EXERCISE DESCRIPTION:
Copy the data exactly from the line that contains "Write a web" through the line that contains "const width = 963, height = 578;", keeping both end lines and leaving out everything else.

=-=-=-=-=

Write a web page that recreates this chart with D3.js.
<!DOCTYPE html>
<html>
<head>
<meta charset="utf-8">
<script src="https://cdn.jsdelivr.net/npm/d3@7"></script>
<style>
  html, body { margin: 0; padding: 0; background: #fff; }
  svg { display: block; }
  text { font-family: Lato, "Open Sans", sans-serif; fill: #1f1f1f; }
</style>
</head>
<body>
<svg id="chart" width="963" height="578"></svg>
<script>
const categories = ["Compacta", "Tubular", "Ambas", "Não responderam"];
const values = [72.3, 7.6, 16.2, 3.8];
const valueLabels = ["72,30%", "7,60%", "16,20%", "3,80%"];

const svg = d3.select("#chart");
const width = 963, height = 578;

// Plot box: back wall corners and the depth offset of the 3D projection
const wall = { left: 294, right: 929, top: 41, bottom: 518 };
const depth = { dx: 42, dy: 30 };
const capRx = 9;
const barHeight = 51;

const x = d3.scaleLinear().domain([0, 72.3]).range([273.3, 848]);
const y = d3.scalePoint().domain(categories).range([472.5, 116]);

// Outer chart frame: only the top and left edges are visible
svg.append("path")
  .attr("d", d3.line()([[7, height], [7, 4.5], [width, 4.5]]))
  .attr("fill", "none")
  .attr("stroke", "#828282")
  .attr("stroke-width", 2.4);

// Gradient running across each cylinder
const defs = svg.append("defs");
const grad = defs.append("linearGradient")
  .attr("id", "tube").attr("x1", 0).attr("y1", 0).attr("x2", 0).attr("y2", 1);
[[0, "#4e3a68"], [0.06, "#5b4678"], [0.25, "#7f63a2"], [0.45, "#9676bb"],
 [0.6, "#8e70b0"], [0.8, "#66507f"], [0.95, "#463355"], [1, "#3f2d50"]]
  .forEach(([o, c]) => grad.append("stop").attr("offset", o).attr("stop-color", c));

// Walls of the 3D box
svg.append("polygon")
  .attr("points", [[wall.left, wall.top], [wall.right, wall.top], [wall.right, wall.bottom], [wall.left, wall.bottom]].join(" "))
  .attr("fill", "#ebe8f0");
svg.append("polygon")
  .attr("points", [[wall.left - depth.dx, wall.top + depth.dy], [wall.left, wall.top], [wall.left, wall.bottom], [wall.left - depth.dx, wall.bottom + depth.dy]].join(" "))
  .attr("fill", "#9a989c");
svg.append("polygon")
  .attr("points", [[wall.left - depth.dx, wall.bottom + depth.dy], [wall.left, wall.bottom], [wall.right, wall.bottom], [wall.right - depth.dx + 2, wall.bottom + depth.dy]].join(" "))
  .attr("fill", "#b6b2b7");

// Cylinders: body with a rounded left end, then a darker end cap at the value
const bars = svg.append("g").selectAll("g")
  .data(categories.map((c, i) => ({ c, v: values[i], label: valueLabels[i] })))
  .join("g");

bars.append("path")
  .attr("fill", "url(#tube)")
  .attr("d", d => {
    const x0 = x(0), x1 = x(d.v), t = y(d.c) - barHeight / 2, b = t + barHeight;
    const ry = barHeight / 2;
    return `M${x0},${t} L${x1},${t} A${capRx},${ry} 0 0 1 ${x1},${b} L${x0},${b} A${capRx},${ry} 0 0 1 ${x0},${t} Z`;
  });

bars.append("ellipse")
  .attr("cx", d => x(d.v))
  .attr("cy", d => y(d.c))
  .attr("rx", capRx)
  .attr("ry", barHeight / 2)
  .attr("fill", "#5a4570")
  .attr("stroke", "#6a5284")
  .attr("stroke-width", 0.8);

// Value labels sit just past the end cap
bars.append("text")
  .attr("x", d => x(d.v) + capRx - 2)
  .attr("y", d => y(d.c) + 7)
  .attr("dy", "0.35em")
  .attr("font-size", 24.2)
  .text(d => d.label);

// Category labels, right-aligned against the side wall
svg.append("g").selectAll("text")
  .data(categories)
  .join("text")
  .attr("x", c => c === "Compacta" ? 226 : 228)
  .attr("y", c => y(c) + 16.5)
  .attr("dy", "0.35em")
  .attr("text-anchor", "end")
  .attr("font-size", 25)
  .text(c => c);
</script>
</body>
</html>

=-=-=-=-=

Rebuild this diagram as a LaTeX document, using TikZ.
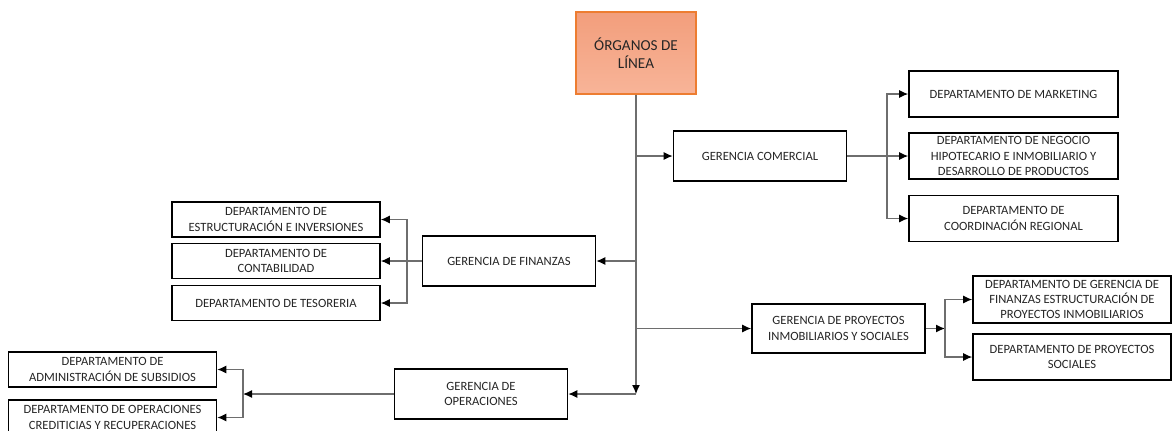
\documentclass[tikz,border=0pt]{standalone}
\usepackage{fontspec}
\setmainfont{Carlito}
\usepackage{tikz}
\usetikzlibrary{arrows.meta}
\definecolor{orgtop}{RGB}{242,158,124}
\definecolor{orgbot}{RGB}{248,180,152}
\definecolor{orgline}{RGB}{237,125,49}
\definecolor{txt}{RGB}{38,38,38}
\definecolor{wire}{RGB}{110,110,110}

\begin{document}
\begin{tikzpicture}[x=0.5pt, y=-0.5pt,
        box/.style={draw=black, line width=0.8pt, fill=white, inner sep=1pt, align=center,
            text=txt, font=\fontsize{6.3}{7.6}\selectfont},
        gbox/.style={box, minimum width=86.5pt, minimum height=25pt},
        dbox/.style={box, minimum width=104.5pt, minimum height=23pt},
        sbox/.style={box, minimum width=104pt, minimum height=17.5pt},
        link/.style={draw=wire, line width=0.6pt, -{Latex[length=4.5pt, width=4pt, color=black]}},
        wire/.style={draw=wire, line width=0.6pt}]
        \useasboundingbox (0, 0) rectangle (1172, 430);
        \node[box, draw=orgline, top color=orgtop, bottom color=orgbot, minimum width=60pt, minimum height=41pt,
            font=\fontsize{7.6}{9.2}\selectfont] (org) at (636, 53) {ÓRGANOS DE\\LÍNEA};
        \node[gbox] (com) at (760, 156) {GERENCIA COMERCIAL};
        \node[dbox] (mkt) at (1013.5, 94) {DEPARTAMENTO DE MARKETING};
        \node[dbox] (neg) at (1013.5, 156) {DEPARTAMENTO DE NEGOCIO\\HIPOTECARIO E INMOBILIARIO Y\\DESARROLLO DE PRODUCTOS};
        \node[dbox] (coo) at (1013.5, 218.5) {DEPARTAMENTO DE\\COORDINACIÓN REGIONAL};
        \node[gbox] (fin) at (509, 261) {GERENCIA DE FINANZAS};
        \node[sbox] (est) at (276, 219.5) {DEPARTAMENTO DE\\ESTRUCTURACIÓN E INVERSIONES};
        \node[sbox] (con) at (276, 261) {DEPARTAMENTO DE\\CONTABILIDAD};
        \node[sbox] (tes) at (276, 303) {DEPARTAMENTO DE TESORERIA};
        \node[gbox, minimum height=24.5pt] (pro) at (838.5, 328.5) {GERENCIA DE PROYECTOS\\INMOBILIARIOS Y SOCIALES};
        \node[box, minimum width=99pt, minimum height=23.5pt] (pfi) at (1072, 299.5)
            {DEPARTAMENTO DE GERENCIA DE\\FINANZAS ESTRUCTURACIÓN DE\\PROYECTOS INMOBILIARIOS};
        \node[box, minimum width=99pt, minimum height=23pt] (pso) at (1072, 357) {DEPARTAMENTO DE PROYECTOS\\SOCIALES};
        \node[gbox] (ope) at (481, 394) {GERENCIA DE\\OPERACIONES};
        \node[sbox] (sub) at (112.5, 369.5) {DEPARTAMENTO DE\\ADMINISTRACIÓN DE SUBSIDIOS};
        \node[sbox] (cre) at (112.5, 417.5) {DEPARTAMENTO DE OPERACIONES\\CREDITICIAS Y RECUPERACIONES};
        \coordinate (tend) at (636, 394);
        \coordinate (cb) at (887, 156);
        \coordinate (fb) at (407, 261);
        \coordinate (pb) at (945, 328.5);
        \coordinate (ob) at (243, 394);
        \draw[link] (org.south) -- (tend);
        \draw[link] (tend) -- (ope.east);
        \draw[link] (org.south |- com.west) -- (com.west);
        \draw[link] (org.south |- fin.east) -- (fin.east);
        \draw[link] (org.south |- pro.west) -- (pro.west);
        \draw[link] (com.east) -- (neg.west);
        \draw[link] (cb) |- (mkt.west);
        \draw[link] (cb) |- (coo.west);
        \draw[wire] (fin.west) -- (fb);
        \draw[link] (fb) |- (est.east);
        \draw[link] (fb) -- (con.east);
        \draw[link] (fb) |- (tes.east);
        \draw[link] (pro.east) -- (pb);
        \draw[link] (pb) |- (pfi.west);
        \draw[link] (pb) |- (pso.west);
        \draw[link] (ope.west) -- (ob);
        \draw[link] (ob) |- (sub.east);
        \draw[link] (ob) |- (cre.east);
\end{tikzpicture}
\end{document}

=-=-=-=-=

THE OUTPUT:
Write a web page that recreates this chart with D3.js.
<!DOCTYPE html>
<html>
<head>
<meta charset="utf-8">
<script src="https://cdn.jsdelivr.net/npm/d3@7"></script>
<style>
  html, body { margin: 0; padding: 0; background: #fff; }
  svg { display: block; }
  text { font-family: Lato, "Open Sans", sans-serif; fill: #1f1f1f; }
</style>
</head>
<body>
<svg id="chart" width="963" height="578"></svg>
<script>
const categories = ["Compacta", "Tubular", "Ambas", "Não responderam"];
const values = [72.3, 7.6, 16.2, 3.8];
const valueLabels = ["72,30%", "7,60%", "16,20%", "3,80%"];

const svg = d3.select("#chart");
const width = 963, height = 578;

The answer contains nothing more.